The colonial paintings, which displayed people of mixed race and their families, combined “image and language together” which inspired Trethewey to write about different skin “tints” and the identity struggle that people of mixed races feel due to the burdens of “taxonomy.”

This aspect also refers to the mixed African Americans and their struggle for identity, which Threthewey also vividly presented to the audience in some of her readings.

“Tretheway’s combination of imagery, history and personal experiences were truly inspiring and moving,” Elizabeth Ziebarth ’14 said.

Trethewey concluded her emotional and diverse readings with detailed poems of sorrow and reminiscence of her close relationship with her father and a unexpected poem of the unique relationship between a reader and a slightly annotated book found in a library.

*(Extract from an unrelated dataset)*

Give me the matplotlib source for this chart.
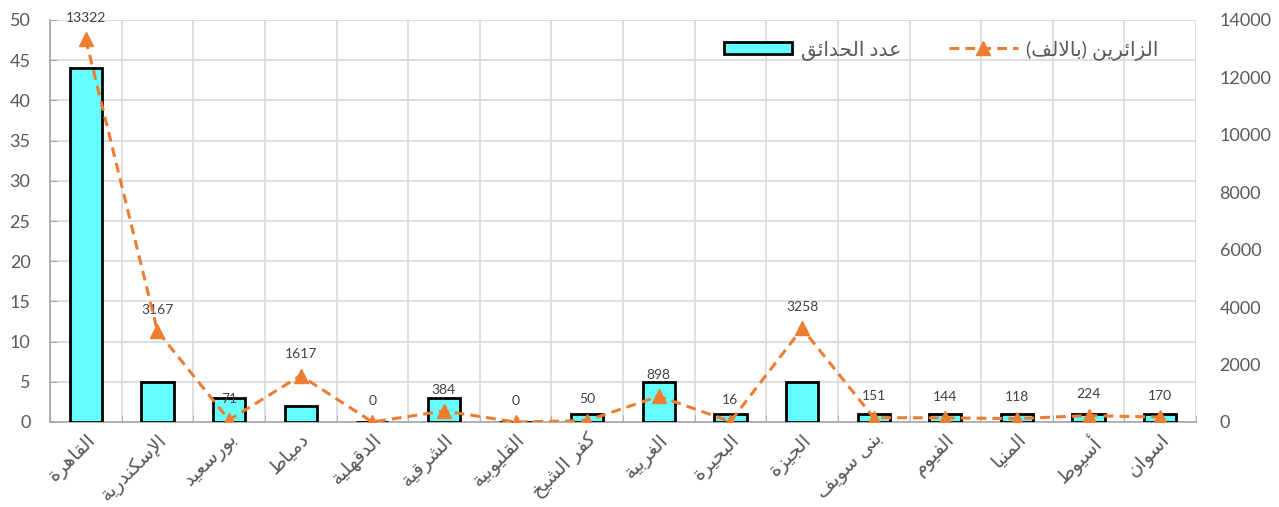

President John Bravman was in attendance at the reading.

“Natasha Trethewey provided a stunning reminder of the power of language. Her evocations moved me deeply, and some of her words will never be forgotten. It’s a privilege to have someone of Trethewey’s stature visiting Bucknell. I was thrilled to see such a strong turnout by our students, and I can only hope that they, too, feel enriched by their hour away from normal routines. These are the moments that help make for an extraordinary education,” Bravman said.

Trethewey is the Phillis Wheatley Distinguished Chair in Poetry at Emory University. Her first poetry collection, Domestic Work (2000), won the inaugural Cave Canem Poetry Prize for the best first book by an African American poet, the 2001 Mississippi Institute of Arts and Letters Book Prize and the 2001 Lillian Smith Award for Poetry. Her second poetry collection Bellocq’s Ophelia (2002) was named a Notable Book for 2003 by the American Library Association.

She has received fellowships from the National Endowment for the Arts, the Guggenheim Foundation, the Rockefeller Foundation and the Bunting Fellowship Program of the Radcliffe Institute for Advanced Study at Harvard.

Her works have appeared in American Poetry Review, Kenyon Review, The Southern Review, New England Review, Gettysburg Review, The Best American Poetry 2000 and 2003 and other publications.